Na verdade, embora a previsão do artigo 665º do Código de Processo Civil tenha precipuamente em vista a decisão que põe ao processo, ou seja, em regra, a sentença, afigura-se-nos que a teleologia subjacente ao preceito determina que também seja aplicável às decisões que põem termo a um incidente que apresente a estrutura de uma causa (veja-se o nº 2, do artigo 152º do Código de Processo Civil).
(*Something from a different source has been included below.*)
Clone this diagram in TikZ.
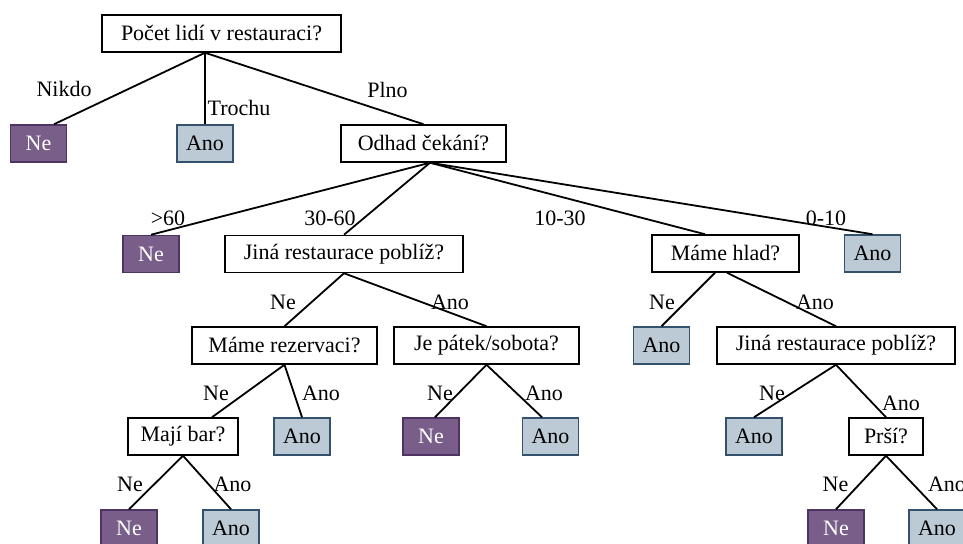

Ora, o despacho recorrido, impropriamente denominado pelo legislador de despacho liminar já que precedido de contraditório, é uma decisão que aprecia do preenchimento dos pressupostos necessários ao deferimento inicial do incidente de exoneração do passivo restante e, no caso de a apreciação ser negativa, como sucedeu no caso em apreço, põe termo ao incidente.

Deste modo, conclui-se que cumpre apreciar da verificação dos pressupostos necessários ao deferimento inicial do incidente de exoneração do passivo restante, tal como previsto no nº 2, do artigo 665º do Código de Processo Civil.

No entanto, afigura-se-nos que este tribunal de recurso não dispõe dos elementos necessários para o efeito porquanto apenas foi produzida prova documental e a fundamentação de facto do tribunal recorrido enferma de insuficiências impassíveis de ser supridas em segunda instância, atento o aludido circunstancialismo probatório (veja-se a alínea c), do nº 2, do artigo 662º do Código de Processo Civil). [...]

Em conclusão, a apelação procede, devendo revogar-se a decisão recorrida de indeferimento do incidente de exoneração do passivo restante com fundamento no disposto na alínea e), do nº 1, do artigo 238º do CIRE e, uma vez que este tribunal não dispõe dos elementos necessários ao suprimento das insuficiências dos “fundamentos de facto” da decisão recorrida e necessários à prolação do despacho inicial sobre o incidente de exoneração do passivo restante, anulam-se os pontos supra elencados sob os nº 3.1.10 e 3.1.11, que se extirpam dos fundamentos de facto pelas razões antes expostas, determinando-se que se proceda ao apuramento da situação económica da recorrente, com a necessária produção de prova documental e pessoal de modo a que sejam prestados os esclarecimentos antes indicados e depois disso se profira nova decisão."